Today I was toying with Kevin Crow’s -shp2dta- and Maurizio Pisati’s -spmap-. -shp2dta- transforms spatial datasets in shapefile format into Stata data format and -spmap- graphs data onto maps. For starters, I browsed through Stata’s FAQ on -spmap- and Friedrich Huebler’s blog post “Guide to creating maps with Stata”, where instructions are clearly detailed. And, of course, I also checked out -help spmap- and -help shp2dta-.

It is surprising to find how easy it is to represent data onto maps using Stata. I know people who hire GIS specialists or buy expensive GIS software to draw the simplest of maps while they are armed with Stata. I have nothing against GIS experts or GIS software packages. Sure they are needed for some sophisticated GIS applications. But for very basic maps, I think -spmap- is more than enough.

The availability of basic geo-referenced database is also becoming less and less of a constraint. Global Administrative Areas (GADM), for example, provides free access to GIS datasets for almost all countries. PhilGIS* also provides free access to GIS data on the Philippines.

Using free shapefile datasets from GADM and provincial poverty data** from the Philippine National Statistics Coordination Board (NSCB), here is my first map:

The map shows poverty incidence in the Philippines by province for 2003 and 2009. Each shade of red represents a quartile (the default), where the darkest shade corresponds to the provinces with the highest incidence rates.

Here’s how I created the map:
cd c:/map    /* Change the directory to where the shapefiles are */

/* Convert shapefiles into Stata data */
shp2dta using PHL_adm1, database(phdb) coordinates(phxy) ///
    genid(id) replace

/* This created 2 Statadata files phdb.dta (master dataset) 
and phxy.dta (basemap dataset), where the variable id in the master
dataset corresponds to the variable _ID in the basemap dataset. */

use phdb.dta, clear /* Load the master dataset */
merge 1:1 ID_1 using prov.dta 
             /* Merge poverty data into the masterfile */
assert _merge==3 /* Make sure all provinces are merged */
drop _merge

/* Draw the maps */
local year 2003 2009
foreach y of local year{
    cap graph drop pov`y'
    spmap pov`y' using phxy.dta, ///
    id(id) fcolor(Reds)  ///
    title("Poverty Incidence `y'") ///
    name(pov`y') nodraw
graph combine pov2003 pov2009

  • PhilGIS has incorporated Philippine Standard Geographic Classification (PSGC) codes into the barangay (village) level dataset. This is very helpful.
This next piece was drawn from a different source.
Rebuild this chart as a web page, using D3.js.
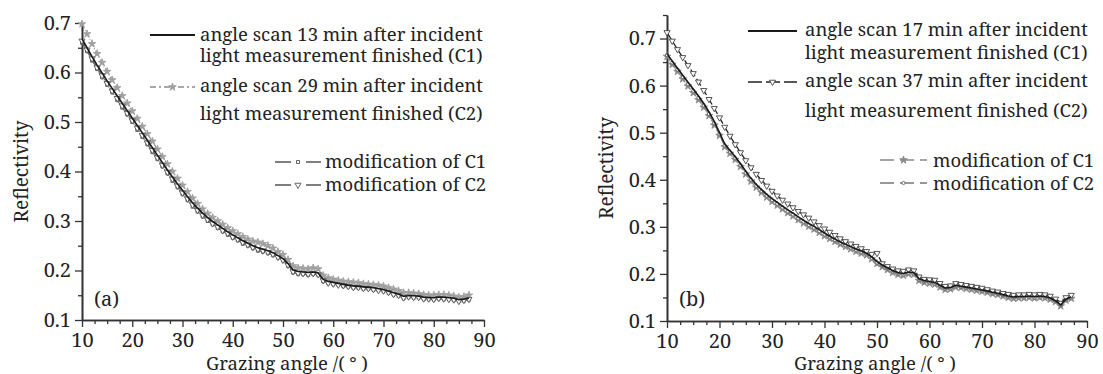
<!DOCTYPE html>
<html>
<head>
<meta charset="utf-8">
<script src="https://cdn.jsdelivr.net/npm/d3@7"></script>
<style>
body { margin: 0; background: #fff; }
svg { display: block; }
text { font-family: "Noto Serif"; fill: #222; }
</style>
</head>
<body>
<svg id="chart" width="1103" height="374"></svg>
<script>
// grazing angles (deg), shared by every series
var angles = [10,11,12,13,14,15,16,17,18,19,20,21,22,23,24,25,26,27,28,29,30,31,32,33,34,35,36,37,38,39,
  40,41,42,43,44,45,46,47,48,49,50,51,52,53,54,55,56,57,58,59,60,61,62,63,64,65,66,67,68,69,
  70,71,72,73,74,75,76,77,78,79,80,81,82,83,84,85,86,87];

// panel (a)
var c1A = [.668,.650,.632,.615,.599,.583,.568,.553,.538,.523,.508,.493,.478,.463,.448,.433,.418,.403,.389,.375,
  .362,.349,.337,.326,.316,.307,.299,.292,.285,.278,.272,.266,.260,.255,.250,.246,.243,.240,.236,.230,
  .224,.214,.201,.198,.197,.196,.197,.195,.182,.178,.176,.174,.172,.170,.169,.168,.167,.166,.165,.163,
  .161,.158,.155,.152,.148,.149,.149,.148,.146,.145,.145,.146,.146,.145,.144,.141,.142,.144];
var c2A = [.698,.678,.658,.638,.620,.602,.585,.569,.553,.538,.522,.507,.491,.476,.461,.445,.430,.415,.400,.386,
  .372,.359,.346,.335,.324,.315,.307,.300,.293,.286,.280,.274,.268,.263,.259,.257,.254,.250,.245,.238,
  .232,.222,.209,.205,.204,.203,.205,.203,.190,.185,.182,.180,.178,.177,.176,.175,.173,.172,.171,.170,
  .168,.165,.162,.159,.155,.155,.154,.153,.151,.150,.150,.151,.151,.150,.148,.146,.147,.150];
var m1A = [.660,.643,.624,.607,.590,.575,.560,.544,.529,.515,.500,.484,.470,.455,.439,.425,.410,.396,.381,.368,
  .354,.342,.329,.319,.309,.300,.293,.286,.279,.272,.266,.261,.254,.250,.245,.240,.238,.235,.231,.226,
  .220,.209,.196,.193,.193,.191,.193,.191,.178,.174,.172,.171,.168,.167,.165,.165,.163,.163,.161,.160,
  .158,.155,.151,.149,.144,.146,.145,.145,.142,.142,.141,.143,.142,.142,.140,.138,.139,.141];
var m2A = [.664,.646,.628,.610,.594,.578,.563,.548,.533,.518,.503,.488,.473,.458,.443,.428,.413,.399,.385,.371,
  .357,.345,.333,.322,.312,.303,.295,.288,.281,.275,.268,.263,.257,.252,.247,.243,.240,.237,.233,.227,
  .221,.211,.198,.195,.194,.193,.194,.192,.180,.175,.173,.171,.170,.168,.166,.166,.164,.164,.162,.160,
  .159,.156,.152,.150,.145,.147,.146,.146,.143,.143,.142,.144,.143,.142,.141,.138,.140,.142];

// panel (b)
var c1B = [.668,.652,.637,.622,.607,.593,.578,.562,.544,.524,.500,.476,.462,.449,.434,.418,.403,.390,.379,.369,
  .360,.352,.344,.336,.329,.321,.314,.307,.301,.294,.287,.280,.274,.268,.263,.258,.253,.249,.244,.236,
  .226,.219,.213,.207,.203,.201,.204,.203,.190,.186,.184,.182,.176,.170,.171,.176,.174,.172,.170,.168,
  .166,.164,.161,.159,.156,.153,.151,.152,.152,.153,.152,.153,.152,.149,.143,.134,.147,.151];
var c2B = [.713,.695,.677,.660,.643,.626,.608,.590,.571,.552,.532,.512,.493,.475,.458,.441,.426,.412,.399,.387,
  .376,.366,.357,.349,.341,.333,.326,.319,.311,.303,.296,.289,.282,.275,.269,.264,.259,.254,.248,.242,
  .244,.222,.216,.211,.207,.206,.209,.207,.194,.189,.188,.187,.180,.174,.175,.180,.178,.176,.174,.172,
  .170,.167,.164,.162,.159,.157,.155,.156,.156,.157,.156,.157,.156,.153,.147,.138,.150,.155];
var m1B = [.662,.645,.630,.614,.599,.585,.570,.554,.536,.516,.494,.470,.456,.443,.428,.412,.397,.384,.373,.363,
  .354,.346,.338,.330,.323,.315,.308,.301,.295,.288,.281,.275,.269,.263,.258,.253,.248,.244,.240,.232,
  .222,.215,.209,.203,.199,.197,.200,.199,.186,.182,.180,.178,.172,.167,.168,.172,.171,.169,.167,.165,
  .163,.161,.158,.156,.153,.150,.148,.149,.149,.150,.149,.150,.149,.146,.141,.132,.144,.148];
var m2B = [.665,.649,.634,.618,.603,.589,.574,.558,.540,.520,.497,.473,.459,.446,.431,.415,.400,.387,.376,.366,
  .357,.349,.341,.333,.326,.318,.311,.304,.298,.291,.284,.278,.272,.266,.261,.256,.251,.247,.242,.234,
  .224,.217,.211,.205,.201,.199,.202,.201,.188,.184,.182,.180,.174,.168,.169,.174,.172,.170,.168,.166,
  .164,.162,.159,.157,.154,.151,.149,.150,.150,.151,.150,.151,.150,.147,.142,.133,.145,.149];

var xMajor = [10,20,30,40,50,60,70,80,90];
var xMinor = [12.5,15,17.5,22.5,25,27.5,32.5,35,37.5,42.5,45,47.5,52.5,55,57.5,62.5,65,67.5,72.5,75,77.5,82.5,85,87.5];
var yMajor = [0.1,0.2,0.3,0.4,0.5,0.6,0.7];
var yMinorA = [0.15,0.25,0.35,0.45,0.55,0.65];
var yMinorB = [0.15,0.25,0.35,0.45,0.55,0.65,0.75];

var legendA = [
  ["angle scan 13 min after incident", "light measurement finished (C1)"],
  ["angle scan 29 min after incident", "light measurement finished (C2)"],
  ["modification of C1"], ["modification of C2"]
];
var legendB = [
  ["angle scan 17 min after incident", "light measurement finished (C1)"],
  ["angle scan 37 min after incident", "light measurement finished (C2)"],
  ["modification of C1"], ["modification of C2"]
];

var FONT = '"Noto Serif"';
var svg = d3.select('#chart');
var fmt = d3.format('.1f');

var STAR = d3.symbol().type(d3.symbolStar).size(18)();
var SQUARE = d3.symbol().type(d3.symbolSquare).size(9)();
var TRI = d3.symbol().type(d3.symbolTriangle).size(16)();
var CIRC = d3.symbol().type(d3.symbolCircle).size(8)();

function drawPanel(o) {
  var x = d3.scaleLinear().domain([10, 90]).range([o.left, o.right]);
  var y = d3.scaleLinear().domain([0.1, o.yMax]).range([o.bottom, o.top]);
  var g = svg.append('g');

  // axes: minor ticks first, then majors with labels
  g.append('g').attr('class', 'ax')
    .attr('transform', 'translate(0,' + o.bottom + ')')
    .call(d3.axisBottom(x).tickValues(xMinor).tickSize(4).tickSizeOuter(0).tickFormat(''));
  g.append('g').attr('class', 'ax')
    .attr('transform', 'translate(0,' + o.bottom + ')')
    .call(d3.axisBottom(x).tickValues(xMajor).tickSize(7).tickSizeOuter(0).tickPadding(6).tickFormat(d3.format('d')));
  g.append('g').attr('class', 'ax')
    .attr('transform', 'translate(' + o.left + ',0)')
    .call(d3.axisLeft(y).tickValues(o.yMinor).tickSize(4).tickSizeOuter(0).tickFormat(''));
  g.append('g').attr('class', 'ax')
    .attr('transform', 'translate(' + o.left + ',0)')
    .call(d3.axisLeft(y).tickValues(yMajor).tickSize(7).tickSizeOuter(0).tickPadding(4).tickFormat(fmt));
  g.selectAll('.ax path').attr('stroke', '#333').attr('stroke-width', 1.6);
  g.selectAll('.ax line').attr('stroke', '#333').attr('stroke-width', 1.3);
  g.selectAll('.ax text').style('font-family', FONT)
    .style('font-size', '20px').attr('fill', '#222');

  // axis titles
  g.append('text')
    .attr('transform', 'translate(' + o.yTitleX + ',' + (o.bottom + o.top) / 2 + ') rotate(-90)')
    .attr('text-anchor', 'middle').style('font-size', '19px').text('Reflectivity');
  g.append('text')
    .attr('x', o.xTitleX).attr('y', 370)
    .attr('text-anchor', 'middle').style('font-size', '18.5px').text('Grazing angle /( \u00b0 )');
  g.append('text').attr('x', o.left + 12).attr('y', 306)
    .style('font-size', '20px').text(o.tag);

  var line = d3.line().x(function (d) { return x(d[0]); }).y(function (d) { return y(d[1]); });

  o.series.forEach(function (s) {
    var pts = angles.map(function (a, i) { return [a, s.values[i]]; });
    g.append('path').datum(pts)
      .attr('d', line)
      .attr('fill', 'none')
      .attr('stroke', s.color)
      .attr('stroke-width', s.width)
      .attr('stroke-dasharray', s.dash || null);
    if (s.marker) {
      g.append('g').selectAll('path').data(pts).enter().append('path')
        .attr('d', s.marker)
        .attr('transform', function (d) {
          return 'translate(' + x(d[0]) + ',' + y(d[1]) + ')' + (s.flip ? ' rotate(180)' : '');
        })
        .attr('fill', s.fill)
        .attr('stroke', s.mstroke)
        .attr('stroke-width', 0.9);
    }
  });

  // legend
  var lg = g.append('g');
  o.legend.forEach(function (entry, i) {
    var L = o.legendPos[i];
    var s = o.series[o.legendSeries[i]];
    lg.append('line')
      .attr('x1', L.x1).attr('x2', L.x2).attr('y1', L.y).attr('y2', L.y)
      .attr('stroke', s.color).attr('stroke-width', s.width === 1.6 ? 1.8 : 1.4)
      .attr('stroke-dasharray', s.legendDash || null);
    if (s.marker) {
      lg.append('path').attr('d', s.marker)
        .attr('transform', 'translate(' + (L.x1 + L.x2) / 2 + ',' + L.y + ')' + (s.flip ? ' rotate(180)' : ''))
        .attr('fill', s.fill).attr('stroke', s.mstroke).attr('stroke-width', 0.9);
    }
    entry.forEach(function (t, k) {
      lg.append('text').attr('x', L.tx).attr('y', L.base[k])
        .style('font-size', '18.5px').text(t);
    });
  });
}

drawPanel({
  left: 82, right: 484, bottom: 320, top: 23, yMax: 0.7, yMinor: yMinorA,
  yTitleX: 28, xTitleX: 287, tag: '(a)',
  series: [
    { values: c2A, color: '#8c8c8c', width: 1.1, dash: '5,2,1,2', marker: STAR, fill: '#a0a0a0', mstroke: '#a0a0a0', legendDash: '6,3,2,3' },
    { values: m1A, color: '#555', width: 1, dash: '6,2,1,2', marker: SQUARE, fill: '#fff', mstroke: '#555', legendDash: '16,6,3,6' },
    { values: m2A, color: '#555', width: 1, dash: '6,2,1,2', marker: TRI, flip: true, fill: '#fff', mstroke: '#555', legendDash: '16,6,3,6' },
    { values: c1A, color: '#1a1a1a', width: 1.6 }
  ],
  legend: legendA,
  legendSeries: [3, 0, 1, 2],
  legendPos: [
    { x1: 150, x2: 195, y: 35, tx: 200, base: [41, 62] },
    { x1: 150, x2: 195, y: 87, tx: 200, base: [92, 120] },
    { x1: 275, x2: 321, y: 162, tx: 325, base: [168] },
    { x1: 275, x2: 321, y: 185, tx: 325, base: [191] }
  ]
});

drawPanel({
  left: 667, right: 1087, bottom: 321, top: 15, yMax: 0.75, yMinor: yMinorB,
  yTitleX: 613, xTitleX: 875, tag: '(b)',
  series: [
    { values: m1B, color: '#888', width: 1, dash: '6,2,1,2', marker: STAR, fill: '#8a8a8a', mstroke: '#8a8a8a', legendDash: '14,6' },
    { values: m2B, color: '#777', width: 1, dash: '6,2,1,2', marker: CIRC, fill: '#fff', mstroke: '#666', legendDash: '14,6' },
    { values: c2B, color: '#222', width: 1.3, dash: '8,3', marker: TRI, flip: true, fill: '#fff', mstroke: '#444', legendDash: '14,4' },
    { values: c1B, color: '#1a1a1a', width: 1.6 }
  ],
  legend: legendB,
  legendSeries: [3, 2, 0, 1],
  legendPos: [
    { x1: 748, x2: 797, y: 31, tx: 805, base: [36, 59] },
    { x1: 748, x2: 797, y: 82, tx: 805, base: [87, 117] },
    { x1: 880, x2: 927, y: 160, tx: 933, base: [167] },
    { x1: 880, x2: 927, y: 183, tx: 933, base: [190] }
  ]
});
</script>
</body>
</html>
I have not used PhilGIS data yet because Stata returns the following error when I apply -shp2dta- using the data from PhilGIS:

st_addvar():  3300  argument out of range
read_dbf():     –  function returned error
<istmt>:     –  function returned error

I am waiting for a response from Stata Technical support. A previous Statalist post suggests that the error has something to do with strings exceeding the limit.

** I had to create a Stata data file out of the table in NSCB’s website and add the unique IDs for each province so that I can merge it later with the ‘master’ dataset. Data for Surigao del Norte and Maguindanao were used for Dinagat Islands and Shariff Kabunsuan, respectively, as they were not reported separately for these newly created provinces.